Work: the work includes developing the intelligent scanning module SDK of Alpha Note app. The intelligent scanning module SDK includes: SDK License validation, document edge detection algorithm, gray scanning and black and white scanning algorithm, color scanning algorithm, seal retention scanning algorithm, filter algorithm collection, and completing the SDK packaging of Android and IOS. The app website: https://apps.apple.com/cn/app/id1325527674 , the scanning effect please see the following address: https://github.com/lzylyx/Scan-SDK

pdf document to Microsoft word document

Work: The work includes transforming PDF document into image, using ctpn algorithm to detect image text, segment line characters and count character position information, colleague using DPNet92 algorithm to train GB2312 first level character recognition model, using character recognition model to recognize segmented characters, converting recognized characters into txt, converting txt to Microsoft word document, and testing 400 word file PDF document, with character recognition accuracy reaching 80%

face recognition with fluorite camera

Work: the work includes the use of mtcnn algorithm to detect faces, the use of dlib library for face alignment and extraction of facial features, and the use of FaceNet algorithm for face recognition. Without considering occlusion and strong light interference, the camera can test and recognize company personnel with an accuracy rate of about 90%.

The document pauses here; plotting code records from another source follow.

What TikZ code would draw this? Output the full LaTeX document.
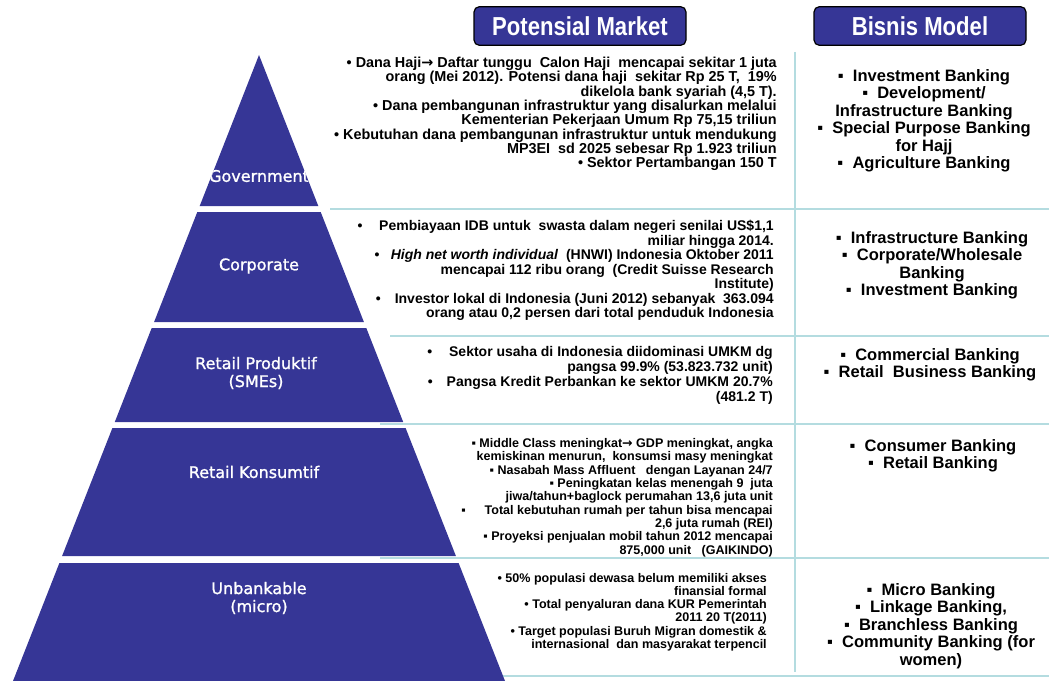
\documentclass[tikz,border=0pt]{standalone}
\usepackage{fontspec}
\setmainfont{Liberation Sans}
\newfontfamily\headfont[FakeStretch=0.85]{Liberation Sans}
\newfontfamily\labfont[FakeBold=1.2]{DejaVu Sans}
\newfontfamily\arrowfont{DejaVu Sans}
\usetikzlibrary{positioning}
\definecolor{pyrblue}{RGB}{54,54,150}
\definecolor{sepline}{RGB}{180,220,224}
\tikzset{
  header/.style={draw=black, line width=0.9pt, fill=pyrblue, rounded corners=4pt,
    text=white, font=\headfont\bfseries\fontsize{19.5}{21}\selectfont,
    minimum width=159pt, minimum height=29pt, inner sep=0pt},
  level/.style={fill=pyrblue},
  levellabel/.style={text=white, align=center, font=\labfont\fontsize{12}{13.5}\selectfont},
  market/.style={anchor=north east, align=right, inner sep=0pt},
  model/.style={anchor=north, align=center, inner sep=0pt,
    font=\bfseries\fontsize{12.4}{13.1}\selectfont},
  sep/.style={draw=sepline, line width=1.4pt},
}
\newcommand{\sqb}{\char"25AA}
\newcommand{\arr}{{\arrowfont\bfseries →}}

\begin{document}
\begin{tikzpicture}[x=0.75pt, y=-0.75pt]
	\useasboundingbox (0,0) rectangle (1049,681);

	% headers
	\node[header] (pm) at (580,26) {Potensial Market};
	\node[header] (bm) at (920,26) {Bisnis Model};

	% separators
	\draw[sep] (795,52) -- (795,672);
	\draw[sep] (330,209) -- (1049,209);
	\draw[sep] (390,336) -- (1049,336);
	\draw[sep] (380,424) -- (1049,424);
	\draw[sep] (380,558) -- (1049,558);
	\draw[sep] (380,676) -- (1049,676);

	% pyramid
	\coordinate (apex) at (259,55);
	\fill[level] (apex) -- (199.7,206) -- (318.3,206) -- cycle;
	\fill[level] (197.3,212) -- (320.7,212) -- (363.9,322) -- (154.1,322) -- cycle;
	\fill[level] (151.7,328) -- (366.3,328) -- (403.2,422) -- (114.8,422) -- cycle;
	\fill[level] (112.4,428) -- (405.6,428) -- (455.9,556) -- (62.1,556) -- cycle;
	\fill[level] (59.4,563) -- (458.6,563) -- (505,681) -- (13,681) -- cycle;

	% levels
	\begin{scope}
		\clip (apex) -- (199.7,206) -- (318.3,206) -- cycle;
		\node[levellabel] (gov) at (259,176) {Government};
	\end{scope}
	\node[levellabel] (corp) at (259,266) {Corporate};
	\node[levellabel] (prod) at (256,373) {Retail Produktif\\(SMEs)};
	\node[levellabel] (kons) at (254,472) {Retail Konsumtif};
	\node[levellabel] (micro) at (259,598) {Unbankable\\(micro)};

	% potensial market
	\node[market, font=\bfseries\fontsize{10.8}{10.7}\selectfont] (mgov) at (777,57)
		{• Dana Haji\arr\ Daftar tunggu\ \ Calon Haji\ \ mencapai sekitar 1 juta\\
		orang (Mei 2012). Potensi dana haji\ \ sekitar Rp 25 T,\ \ 19\%\\
		dikelola bank syariah (4,5 T).\\
		• Dana pembangunan infrastruktur yang disalurkan melalui\\
		Kementerian Pekerjaan Umum Rp 75,15 triliun\\
		• Kebutuhan dana pembangunan infrastruktur untuk mendukung\\
		MP3EI\ \ sd 2025 sebesar Rp 1.923 triliun\\
		• Sektor Pertambangan 150 T};
	\node[market, font=\bfseries\fontsize{10.5}{10.9}\selectfont] (mcorp) at (774,220)
		{•\hspace{1.2em}Pembiayaan IDB untuk\ \ swasta dalam negeri senilai US\$1,1\\
		miliar hingga 2014.\\
		•\hspace{0.8em}\textit{High net worth individual}\ \ (HNWI) Indonesia Oktober 2011\\
		mencapai 112 ribu orang\ \ (Credit Suisse Research\\
		Institute)\\
		•\hspace{1em}Investor lokal di Indonesia (Juni 2012) sebanyak\ \ 363.094\\
		orang atau 0,2 persen dari total penduduk Indonesia};
	\node[market, font=\bfseries\fontsize{10.5}{11.2}\selectfont] (mprod) at (773,346)
		{•\hspace{1.2em}Sektor usaha di Indonesia diidominasi UMKM dg\\
		pangsa 99.9\% (53.823.732 unit)\\
		•\hspace{1em}Pangsa Kredit Perbankan ke sektor UMKM 20.7\%\\
		(481.2 T)};
	\node[market, font=\bfseries\fontsize{9.4}{10}\selectfont] (mkons) at (773,438)
		{\sqb\ Middle Class meningkat\arr\ GDP meningkat, angka\\
		kemiskinan menurun,\ \ konsumsi masy meningkat\\
		\sqb\ Nasabah Mass Affluent\ \ \ dengan Layanan 24/7\\
		\sqb\ Peningkatan kelas menengah 9\ \ juta\\
		jiwa/tahun+baglock perumahan 13,6 juta unit\\
		\sqb\hspace{1.5em}Total kebutuhan rumah per tahun bisa mencapai\\
		2,6 juta rumah (REI)\\
		\sqb\ Proyeksi penjualan mobil tahun 2012 mencapai\\
		875,000 unit\ \ \ (GAIKINDO)};
	\node[market, font=\bfseries\fontsize{9.4}{9.9}\selectfont] (mmicro) at (767,573)
		{• 50\% populasi dewasa belum memiliki akses\\
		finansial formal\\
		• Total penyaluran dana KUR Pemerintah\\
		2011 20 T(2011)\\
		• Target populasi Buruh Migran domestik \&\\
		internasional\ \ dan masyarakat terpencil};

	% bisnis model
	\node[model] (bgov) at (924,69)
		{\sqb\ \ Investment Banking\\
		\sqb\ \ Development/\\
		Infrastructure Banking\\
		\sqb\ \ Special Purpose Banking\\
		for Hajj\\
		\sqb\ \ Agriculture Banking};
	\node[model] (bcorp) at (932,231)
		{\sqb\ \ Infrastructure Banking\\
		\sqb\ \ Corporate/Wholesale\\
		Banking\\
		\sqb\ \ Investment Banking};
	\node[model] (bprod) at (930,348)
		{\sqb\ \ Commercial Banking\\
		\sqb\ \ Retail\ \ Business Banking};
	\node[model] (bkons) at (933,439)
		{\sqb\ \ Consumer Banking\\
		\sqb\ \ Retail Banking};
	\node[model] (bmicro) at (931,583)
		{\sqb\ \ Micro Banking\\
		\sqb\ \ Linkage Banking,\\
		\sqb\ \ Branchless Banking\\
		\sqb\ \ Community Banking (for\\
		women)};

\end{tikzpicture}
\end{document}
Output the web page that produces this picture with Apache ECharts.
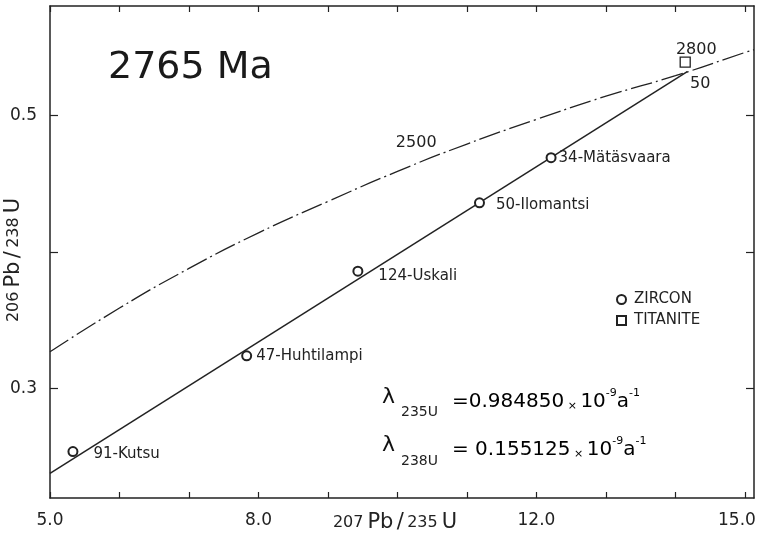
<!DOCTYPE html>
<html>
<head>
<meta charset="utf-8">
<script src="https://cdn.jsdelivr.net/npm/echarts@6/dist/echarts.min.js"></script>
<style>
  html, body { margin: 0; padding: 0; background: #ffffff; }
  #chart { width: 757px; height: 542px; }
</style>
</head>
<body>
<div id="chart"></div>
<script>
// Concordia curve: 207Pb/235U against 206Pb/238U
const concordiaX = [5.0, 6.0, 7.0, 8.0, 9.0, 10.0, 11.0, 12.0, 13.0, 14.0, 15.0, 15.13];
const concordiaY = [0.327, 0.359, 0.388, 0.414, 0.437, 0.459, 0.479, 0.497, 0.514, 0.529, 0.546, 0.548];

// Age marks on the concordia (Ma)
const ageNames = ['2500', '2800'];
const ageX = [10.73, 14.76];
const ageY = [0.474, 0.542];

// Discordia line through the zircon fractions
const discordiaX = [5.0, 14.17];
const discordiaY = [0.238, 0.532];

// Zircon fractions
const zirconNames = ['91-Kutsu', '47-Huhtilampi', '124-Uskali', '50-Ilomantsi', '34-Mätäsvaara'];
const zirconX = [5.33, 7.83, 9.43, 11.18, 12.21];
const zirconY = [0.254, 0.324, 0.386, 0.436, 0.469];

// Titanite fraction
const titaniteNames = ['50'];
const titaniteX = [14.14];
const titaniteY = [0.539];

// Axis ticks and labelled values
const xTicks = [5, 6, 7, 8, 9, 10, 11, 12, 13, 14, 15];
const xTickLabels = [5, 8, 12, 15];
const yTicks = [0.3, 0.4, 0.5];
const yTickLabels = [0.3, 0.5];

const INK = '#222222';
const FONT = 'DejaVu Sans';

// label placement for each zircon fraction: [gap to the right, vertical shift]
const zirconLabelPlace = [[15, 3], [4, 0], [15, 5], [11, 2], [2, 0]];

const zip = (xs, ys) => xs.map((x, i) => [x, ys[i]]);

// isotope ratio titles: small mass numbers, larger element symbols
const ratioRich = {
  n: { fontSize: 16, fontFamily: FONT, color: INK, verticalAlign: 'bottom', lineHeight: 24, padding: [0, 4, 2, 0] },
  e: { fontSize: 21, fontFamily: FONT, color: INK, verticalAlign: 'bottom', lineHeight: 24 }
};

const valueRich = {
  v: { fontSize: 20, fontFamily: FONT, color: '#111', verticalAlign: 'bottom', lineHeight: 24 },
  x: { fontSize: 11, fontFamily: FONT, color: '#111', verticalAlign: 'bottom', lineHeight: 22 },
  p: { fontSize: 11, fontFamily: FONT, color: '#111', verticalAlign: 'top', lineHeight: 24 }
};

const chart = echarts.init(document.getElementById('chart'), null, { renderer: 'canvas' });

const axisCommon = {
  type: 'value',
  axisLine: { show: true, onZero: false, lineStyle: { color: INK, width: 1.5 } },
  splitLine: { show: false }
};

const tickStyle = { color: INK, width: 1.2 };
const tickLabelStyle = { fontSize: 17, fontFamily: FONT, color: INK };

chart.setOption({
  animation: false,
  backgroundColor: '#ffffff',
  grid: { left: 50, right: 3, top: 6, bottom: 44, containLabel: false, outerBoundsMode: 'none' },
  legend: {
    data: ['ZIRCON', 'TITANITE'],
    orient: 'vertical',
    left: 611,
    top: 287,
    itemWidth: 9,
    itemHeight: 9,
    itemGap: 6,
    textStyle: { fontSize: 15, fontFamily: FONT, color: INK, padding: [0, 0, 0, 3] },
    selectedMode: false
  },
  xAxis: [
    Object.assign({}, axisCommon, {
      position: 'bottom', min: 5, max: 15.13,
      name: '{n|207}{e|Pb} {e|/} {n|235}{e|U}',
      nameLocation: 'middle', nameGap: 11, nameMoveOverlap: false,
      nameTextStyle: { rich: ratioRich, padding: [0, 14, 0, 0] },
      axisTick: { show: true, inside: true, length: 6, customValues: xTicks, lineStyle: tickStyle },
      axisLabel: Object.assign({
        show: true, customValues: xTickLabels, margin: 14,
        formatter: v => (v >= 15 ? '{r|' + Number(v).toFixed(1) + '}' : Number(v).toFixed(1)),
        rich: { r: Object.assign({ padding: [0, 16, 0, 0] }, tickLabelStyle) }
      }, tickLabelStyle)
    }),
    Object.assign({}, axisCommon, {
      position: 'top', min: 5, max: 15.13,
      axisTick: { show: true, inside: true, length: 6, customValues: xTicks, lineStyle: tickStyle },
      axisLabel: { show: false }
    })
  ],
  yAxis: [
    Object.assign({}, axisCommon, {
      position: 'left', min: 0.22, max: 0.58,
      name: '{n|206}{e|Pb} {e|/} {n|238}{e|U}',
      nameLocation: 'middle', nameGap: 26, nameRotate: 90, nameMoveOverlap: false,
      nameTextStyle: { rich: ratioRich, padding: [0, 16, 0, 0] },
      axisTick: { show: true, inside: true, length: 8, customValues: yTicks, lineStyle: tickStyle },
      axisLabel: Object.assign({
        show: true, customValues: yTickLabels, margin: 13,
        formatter: v => Number(v).toFixed(1)
      }, tickLabelStyle)
    }),
    Object.assign({}, axisCommon, {
      position: 'right', min: 0.22, max: 0.58,
      axisTick: { show: true, inside: true, length: 8, customValues: yTicks, lineStyle: tickStyle },
      axisLabel: { show: false }
    })
  ],
  series: [
    {
      name: 'concordia',
      type: 'line',
      data: zip(concordiaX, concordiaY),
      smooth: true,
      symbol: 'none',
      silent: true,
      lineStyle: { color: INK, width: 1.3, type: [22, 4, 2, 4] },
      z: 2
    },
    {
      name: 'discordia',
      type: 'line',
      data: zip(discordiaX, discordiaY),
      symbol: 'none',
      silent: true,
      lineStyle: { color: INK, width: 1.5 },
      z: 2
    },
    {
      name: 'ages',
      type: 'scatter',
      data: ageNames.map((n, i) => ({ name: n, value: [ageX[i], ageY[i]] })),
      symbolSize: 0,
      itemStyle: { color: 'rgba(0,0,0,0)', opacity: 1 },
      silent: true,
      label: {
        show: true, position: 'inside', offset: [-32, -8], opacity: 1,
        formatter: p => p.name, fontSize: 16, fontFamily: FONT, color: INK
      },
      z: 3
    },
    {
      name: 'ZIRCON',
      type: 'scatter',
      symbol: 'emptyCircle',
      symbolSize: 9,
      itemStyle: { color: INK, borderWidth: 1.3, opacity: 1 },
      data: zirconNames.map((n, i) => ({
        name: n,
        value: [zirconX[i], zirconY[i]],
        label: { distance: zirconLabelPlace[i][0], offset: [0, zirconLabelPlace[i][1]] }
      })),
      label: {
        show: true, position: 'right', opacity: 1,
        formatter: p => p.name, fontSize: 15, fontFamily: FONT, color: INK
      },
      z: 4
    },
    {
      name: 'TITANITE',
      type: 'scatter',
      symbol: 'rect',
      symbolSize: 10,
      itemStyle: { color: '#ffffff', borderColor: INK, borderWidth: 1.3, opacity: 1 },
      data: titaniteNames.map((n, i) => ({ name: n, value: [titaniteX[i], titaniteY[i]] })),
      label: {
        show: true, position: 'inside', offset: [15, 22], opacity: 1,
        formatter: p => p.name, fontSize: 16, fontFamily: FONT, color: INK
      },
      z: 4
    }
  ],
  graphic: [
    {
      type: 'text', left: 108, top: 49,
      style: { text: '2765 Ma', font: '38px "DejaVu Sans"', fill: '#1a1a1a' }
    },
    { type: 'text', left: 382, top: 386, style: { text: 'λ', font: '22px "DejaVu Sans"', fill: '#111' } },
    { type: 'text', left: 401, top: 405, style: { text: '235U', font: '14px "DejaVu Sans"', fill: INK } },
    {
      type: 'text', left: 452, top: 388,
      style: { text: '{v|=0.984850}{x| × }{v|10}{p|-9}{v|a}{p|-1}', rich: valueRich }
    },
    { type: 'text', left: 382, top: 434, style: { text: 'λ', font: '22px "DejaVu Sans"', fill: '#111' } },
    { type: 'text', left: 401, top: 454, style: { text: '238U', font: '14px "DejaVu Sans"', fill: INK } },
    {
      type: 'text', left: 452, top: 436,
      style: { text: '{v|= 0.155125}{x| × }{v|10}{p|-9}{v|a}{p|-1}', rich: valueRich }
    }
  ]
});
</script>
</body>
</html>
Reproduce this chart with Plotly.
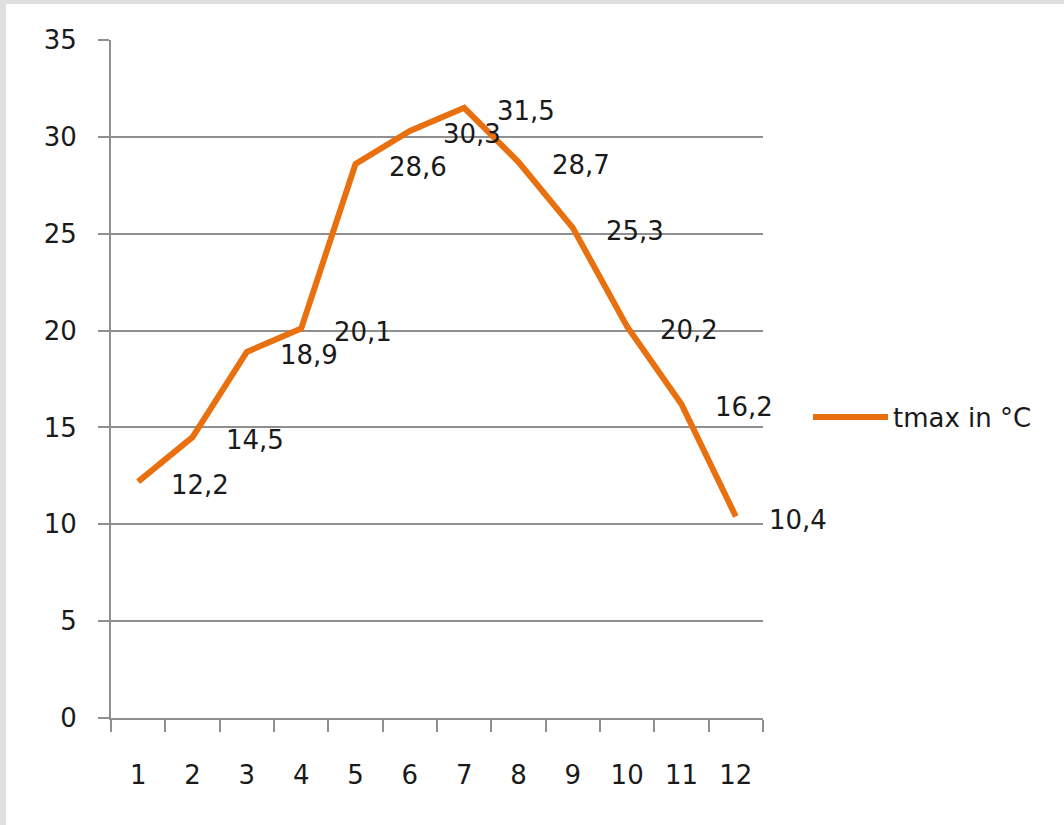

face expression recognition

School research project, the Yolo algorithm is used to train and detect the face data, the dlib is used to extract 68 key points of the face, combine these key points for classification and discrimination, and finally recognize the facial expression through the results of classification and discrimination. There are four types of expressions to be recognized: angry, surprised, happy and normal. The accuracy of expression recognition on yale dataset can reach more than 95%

enhancement and haze removal in traffic surveillance video

School research project, the goal is improve the imaging quality in traffic surveillance video by use image enhancement algorithm. Firstly, i developed a local histogram statistical algorithm, and then i developed a fuzzy domain edge contrast enhancement algorithm, the imaging enhancement effect is obvious. In the haze environment, a contrast-constrained adaptive histogram algorithm is used first, and then a new fast dehazing algorithm is developed based on the principle of Dark Channel and the atmospheric scattering model combined with PCA. The dehazing effect is obvious, and the algorithm can meet the real-time processing needs.